What to do >> Please print the lines between the one with "Write a LaTeX" and the one with "(searchoffers.north |- busA);", both ends included, exactly as written, with no pictures.

Input data >>
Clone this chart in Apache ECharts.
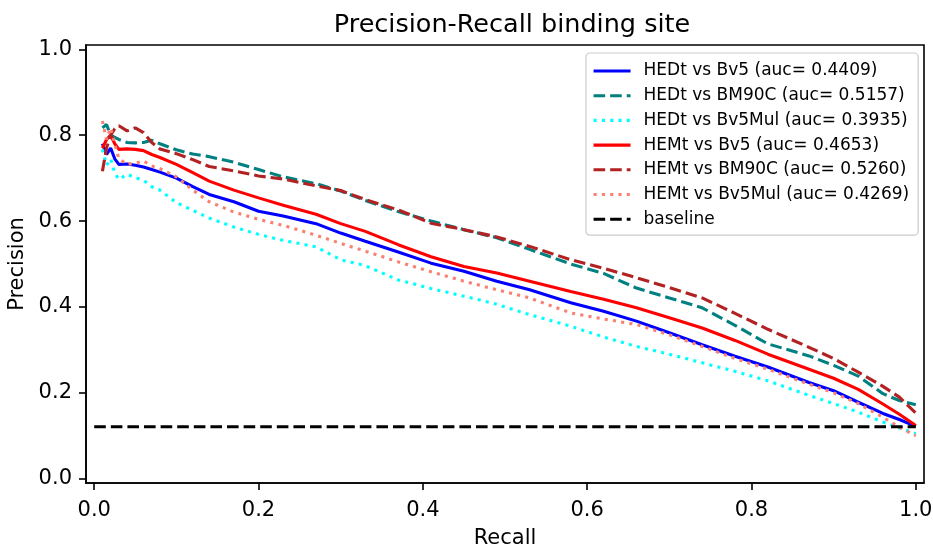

* * *

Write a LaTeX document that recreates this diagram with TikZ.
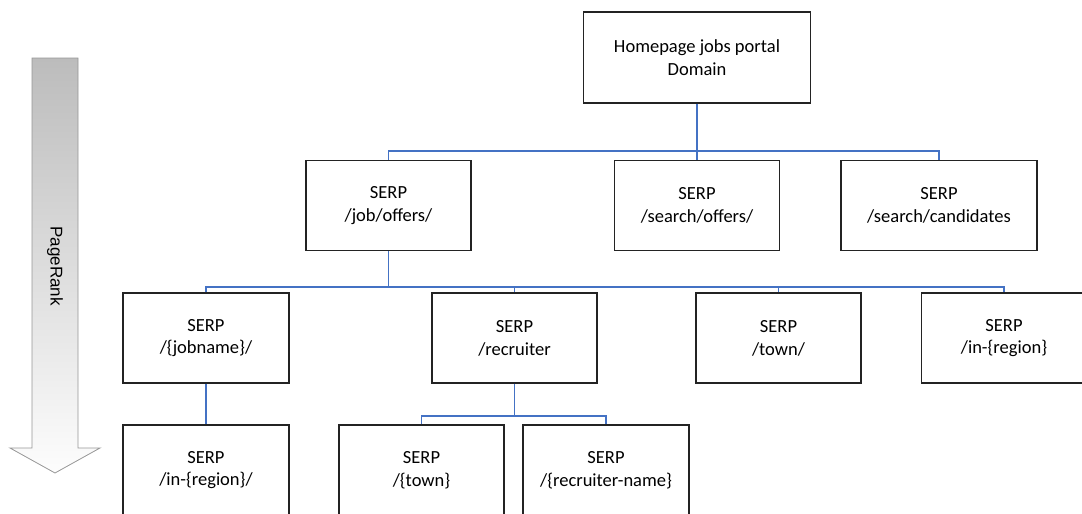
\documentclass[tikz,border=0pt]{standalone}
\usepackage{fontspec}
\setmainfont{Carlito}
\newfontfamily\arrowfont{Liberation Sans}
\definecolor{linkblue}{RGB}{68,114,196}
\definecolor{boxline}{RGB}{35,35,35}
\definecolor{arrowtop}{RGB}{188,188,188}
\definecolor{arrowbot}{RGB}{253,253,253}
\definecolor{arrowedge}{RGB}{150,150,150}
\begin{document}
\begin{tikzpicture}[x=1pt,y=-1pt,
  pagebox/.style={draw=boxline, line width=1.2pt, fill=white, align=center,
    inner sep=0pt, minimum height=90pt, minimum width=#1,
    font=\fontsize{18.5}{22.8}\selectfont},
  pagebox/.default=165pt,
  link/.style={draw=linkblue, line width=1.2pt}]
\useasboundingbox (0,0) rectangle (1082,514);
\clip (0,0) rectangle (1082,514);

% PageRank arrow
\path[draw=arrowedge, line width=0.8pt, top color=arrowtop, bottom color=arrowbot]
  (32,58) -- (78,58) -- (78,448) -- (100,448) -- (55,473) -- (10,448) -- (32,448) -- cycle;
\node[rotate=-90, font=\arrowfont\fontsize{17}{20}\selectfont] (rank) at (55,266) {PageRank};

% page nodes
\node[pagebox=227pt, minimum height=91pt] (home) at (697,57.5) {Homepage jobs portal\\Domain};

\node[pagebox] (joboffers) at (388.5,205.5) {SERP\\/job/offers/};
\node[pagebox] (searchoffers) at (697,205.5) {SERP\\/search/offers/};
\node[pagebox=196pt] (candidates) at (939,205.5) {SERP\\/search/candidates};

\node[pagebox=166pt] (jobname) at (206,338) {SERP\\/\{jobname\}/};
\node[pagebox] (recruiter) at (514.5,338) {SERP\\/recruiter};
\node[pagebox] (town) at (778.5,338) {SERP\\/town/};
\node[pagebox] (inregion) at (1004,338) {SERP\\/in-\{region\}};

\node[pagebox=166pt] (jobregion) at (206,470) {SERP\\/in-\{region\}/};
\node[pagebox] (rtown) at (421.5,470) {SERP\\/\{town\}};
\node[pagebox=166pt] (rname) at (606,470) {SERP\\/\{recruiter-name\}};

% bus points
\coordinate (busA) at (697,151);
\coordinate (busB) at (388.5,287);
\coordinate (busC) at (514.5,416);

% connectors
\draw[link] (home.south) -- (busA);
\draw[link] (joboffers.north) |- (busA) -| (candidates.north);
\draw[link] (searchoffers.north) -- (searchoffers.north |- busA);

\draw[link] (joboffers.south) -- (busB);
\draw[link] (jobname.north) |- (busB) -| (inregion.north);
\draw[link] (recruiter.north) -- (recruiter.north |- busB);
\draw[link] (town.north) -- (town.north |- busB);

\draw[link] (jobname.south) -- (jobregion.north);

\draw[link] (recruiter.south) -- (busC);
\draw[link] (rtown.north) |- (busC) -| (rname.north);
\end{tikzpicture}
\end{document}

The answer >>
Write a LaTeX document that recreates this diagram with TikZ.
\documentclass[tikz,border=0pt]{standalone}
\usepackage{fontspec}
\setmainfont{Carlito}
\newfontfamily\arrowfont{Liberation Sans}
\definecolor{linkblue}{RGB}{68,114,196}
\definecolor{boxline}{RGB}{35,35,35}
\definecolor{arrowtop}{RGB}{188,188,188}
\definecolor{arrowbot}{RGB}{253,253,253}
\definecolor{arrowedge}{RGB}{150,150,150}
\begin{document}
\begin{tikzpicture}[x=1pt,y=-1pt,
  pagebox/.style={draw=boxline, line width=1.2pt, fill=white, align=center,
    inner sep=0pt, minimum height=90pt, minimum width=#1,
    font=\fontsize{18.5}{22.8}\selectfont},
  pagebox/.default=165pt,
  link/.style={draw=linkblue, line width=1.2pt}]
\useasboundingbox (0,0) rectangle (1082,514);
\clip (0,0) rectangle (1082,514);

% PageRank arrow
\path[draw=arrowedge, line width=0.8pt, top color=arrowtop, bottom color=arrowbot]
  (32,58) -- (78,58) -- (78,448) -- (100,448) -- (55,473) -- (10,448) -- (32,448) -- cycle;
\node[rotate=-90, font=\arrowfont\fontsize{17}{20}\selectfont] (rank) at (55,266) {PageRank};

% page nodes
\node[pagebox=227pt, minimum height=91pt] (home) at (697,57.5) {Homepage jobs portal\\Domain};

\node[pagebox] (joboffers) at (388.5,205.5) {SERP\\/job/offers/};
\node[pagebox] (searchoffers) at (697,205.5) {SERP\\/search/offers/};
\node[pagebox=196pt] (candidates) at (939,205.5) {SERP\\/search/candidates};

\node[pagebox=166pt] (jobname) at (206,338) {SERP\\/\{jobname\}/};
\node[pagebox] (recruiter) at (514.5,338) {SERP\\/recruiter};
\node[pagebox] (town) at (778.5,338) {SERP\\/town/};
\node[pagebox] (inregion) at (1004,338) {SERP\\/in-\{region\}};

\node[pagebox=166pt] (jobregion) at (206,470) {SERP\\/in-\{region\}/};
\node[pagebox] (rtown) at (421.5,470) {SERP\\/\{town\}};
\node[pagebox=166pt] (rname) at (606,470) {SERP\\/\{recruiter-name\}};

% bus points
\coordinate (busA) at (697,151);
\coordinate (busB) at (388.5,287);
\coordinate (busC) at (514.5,416);

% connectors
\draw[link] (home.south) -- (busA);
\draw[link] (joboffers.north) |- (busA) -| (candidates.north);
\draw[link] (searchoffers.north) -- (searchoffers.north |- busA);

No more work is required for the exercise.